= Milwaukee (town), Wisconsin =

Former community in Milwaukee County, Wisconsin

The Town of Milwaukee was a town in Milwaukee County, Wisconsin, United States, created on March 17, 1835. A number of Milwaukee County municipalities, beginning with the City of Milwaukee, were created out of portions of it. After the last portions of the town were annexed, it officially ceased to exist in 1955.

==Geography==
The Town of Milwaukee was originally co-terminous with Milwaukee County itself. In 1838, the territorial legislature divided the County into two townships: Milwaukee, encompassing everything north of the present Greenfield Avenue, and the Town of Lake encompassing everything South of the present Greenfield Avenue.

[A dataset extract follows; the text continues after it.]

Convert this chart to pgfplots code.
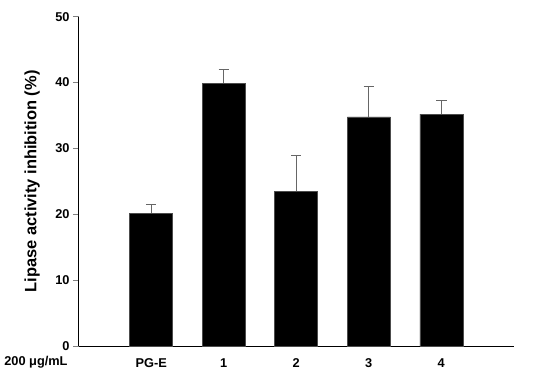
\documentclass[border=0pt]{standalone}
\usepackage{fontspec}
\setmainfont{Liberation Sans}
\usepackage{pgfplots}
\pgfplotsset{compat=1.18}
\begin{document}
\begin{tikzpicture}
\begin{axis}[
  at={(0,0)}, anchor=origin,
  scale only axis,
  width=333.75pt, height=252.75pt,
  xmin=0, xmax=6, ymin=0, ymax=50,
  axis lines=left,
  axis line style={-, line width=1pt},
  xtick={1,2,3,4,5},
  xticklabels={PG-E,1,2,3,4},
  xtick style={draw=none},
  ytick={0,10,20,30,40,50},
  ytick style={line width=0.8pt},
  tick align=outside,
  major tick length=4.5pt,
  ylabel={\bfseries Lipase activity inhibition (\%)},
  ylabel style={font=\fontsize{12.6}{14}\selectfont, yshift=5pt},
  tick label style={font=\fontsize{9.8}{12}\selectfont\bfseries},
  yticklabel style={xshift=1pt},
  xticklabel style={yshift=-1.5pt},
  /pgf/number format/assume math mode=true,
  clip=false,
]
\addplot[ybar, bar width=33pt, fill=black, draw=black!70,
  error bars/.cd, y dir=plus, y explicit,
  error bar style={gray!80!black, line width=0.8pt},
  error mark options={rotate=90, gray!80!black, mark size=4pt, line width=0.8pt}]
coordinates {
  (1,20.2) +- (0,1.3)
  (2,39.9) +- (0,2.1)
  (3,23.5) +- (0,5.5)
  (4,34.8) +- (0,4.6)
  (5,35.2) +- (0,2.1)
};
\node[font=\fontsize{9.8}{12}\selectfont\bfseries, anchor=east] at ([xshift=-5pt, yshift=-12pt]rel axis cs:0,0) {200 μg/mL};
\end{axis}
\useasboundingbox (-51pt,-21.75pt) rectangle (361.5pt,265.5pt);
\end{tikzpicture}
\end{document}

After 1840, using modern-day reference points, the Town of Milwaukee reached from Greenfield Avenue in the south to County Line Road on the north, Lake Michigan on the east and 27th Street on the west. Its neighbors were the Town of Wauwatosa and the Town of Granville to the west, the Town of Lake to the south and the Town of Mequon to the north.

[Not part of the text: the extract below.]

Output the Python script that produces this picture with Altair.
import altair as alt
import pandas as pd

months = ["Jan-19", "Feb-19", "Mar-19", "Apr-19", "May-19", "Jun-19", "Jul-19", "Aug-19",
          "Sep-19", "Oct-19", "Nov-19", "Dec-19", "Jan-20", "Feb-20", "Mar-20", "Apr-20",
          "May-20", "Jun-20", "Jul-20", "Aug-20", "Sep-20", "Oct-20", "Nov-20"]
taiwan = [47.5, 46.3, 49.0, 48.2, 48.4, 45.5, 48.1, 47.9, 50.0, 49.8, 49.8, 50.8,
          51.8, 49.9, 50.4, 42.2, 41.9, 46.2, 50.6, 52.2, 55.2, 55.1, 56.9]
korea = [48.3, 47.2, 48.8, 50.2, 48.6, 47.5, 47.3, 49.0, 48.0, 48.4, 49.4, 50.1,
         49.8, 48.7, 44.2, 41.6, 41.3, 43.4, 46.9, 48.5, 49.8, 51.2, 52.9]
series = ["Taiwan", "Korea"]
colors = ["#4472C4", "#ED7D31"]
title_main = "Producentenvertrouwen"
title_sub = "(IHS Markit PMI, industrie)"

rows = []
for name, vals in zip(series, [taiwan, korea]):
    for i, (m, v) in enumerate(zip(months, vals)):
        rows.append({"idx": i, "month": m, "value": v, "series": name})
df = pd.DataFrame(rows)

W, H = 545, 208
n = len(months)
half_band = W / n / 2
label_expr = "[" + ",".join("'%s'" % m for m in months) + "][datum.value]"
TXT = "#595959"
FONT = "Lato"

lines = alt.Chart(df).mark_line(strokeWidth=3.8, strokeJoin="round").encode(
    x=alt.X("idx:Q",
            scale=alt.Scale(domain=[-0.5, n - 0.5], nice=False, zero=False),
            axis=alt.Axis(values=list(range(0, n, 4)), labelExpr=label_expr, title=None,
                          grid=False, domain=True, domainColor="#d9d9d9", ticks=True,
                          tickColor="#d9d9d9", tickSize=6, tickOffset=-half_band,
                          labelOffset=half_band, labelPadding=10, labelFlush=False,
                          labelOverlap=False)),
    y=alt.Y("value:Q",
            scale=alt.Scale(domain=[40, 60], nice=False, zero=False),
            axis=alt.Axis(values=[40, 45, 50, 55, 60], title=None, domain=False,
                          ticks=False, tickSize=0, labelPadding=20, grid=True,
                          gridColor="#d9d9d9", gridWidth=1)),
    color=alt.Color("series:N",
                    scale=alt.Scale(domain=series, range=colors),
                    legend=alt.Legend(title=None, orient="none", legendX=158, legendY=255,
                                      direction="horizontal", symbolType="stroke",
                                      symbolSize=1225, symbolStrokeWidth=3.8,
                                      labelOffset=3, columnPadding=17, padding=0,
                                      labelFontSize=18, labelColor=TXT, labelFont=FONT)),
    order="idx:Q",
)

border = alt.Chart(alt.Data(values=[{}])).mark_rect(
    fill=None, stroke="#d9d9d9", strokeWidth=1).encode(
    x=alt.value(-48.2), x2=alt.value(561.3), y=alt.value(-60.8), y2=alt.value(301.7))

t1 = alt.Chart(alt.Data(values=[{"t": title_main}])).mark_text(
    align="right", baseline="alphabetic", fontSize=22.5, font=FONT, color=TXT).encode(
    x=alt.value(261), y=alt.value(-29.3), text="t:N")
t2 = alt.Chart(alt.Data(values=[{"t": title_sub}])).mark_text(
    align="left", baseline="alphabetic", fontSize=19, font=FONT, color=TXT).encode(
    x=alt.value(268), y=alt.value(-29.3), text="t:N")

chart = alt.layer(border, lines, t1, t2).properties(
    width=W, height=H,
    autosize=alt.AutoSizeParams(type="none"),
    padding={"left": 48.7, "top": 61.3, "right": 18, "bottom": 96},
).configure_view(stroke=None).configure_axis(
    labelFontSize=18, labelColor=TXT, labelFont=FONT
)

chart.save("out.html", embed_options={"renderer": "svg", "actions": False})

The Town of Milwaukee Town Hall, built in 1872, is located in present-day Glendale.

==Municipalities formerly a part of the Town of Milwaukee==
- Village of Milwaukee, 1838. Later became the City of Milwaukee in 1846.
- Town of Granville, January 13, 1840
- Town of Wauwatosa (originally Wau-wau-toh-sa), April 30, 1840
- Whitefish Bay, 1892
- East Milwaukee, August 1900 (Name changed to Shorewood in 1917)
- Fox Point, 1926
- River Hills, March 17, 1930
- Glendale, 1950
- Bayside, February 13, 1953

==Notable people==
- Henry Fowler, farmer and legislator, was a member of the town board of supervisors.
- Charles A. W. Krauss, businessman and legislator was born in the town; Krauss served on the Milwaukee Town Board.
- Peter F. Leuch, lawyer and legislator, was born in the town.
- Frederick Moskowitt, farmer and legislator, lived in the town.
- William S. Harley, engineer and businessman, co-founder of the Harley-Davidson Motor Company.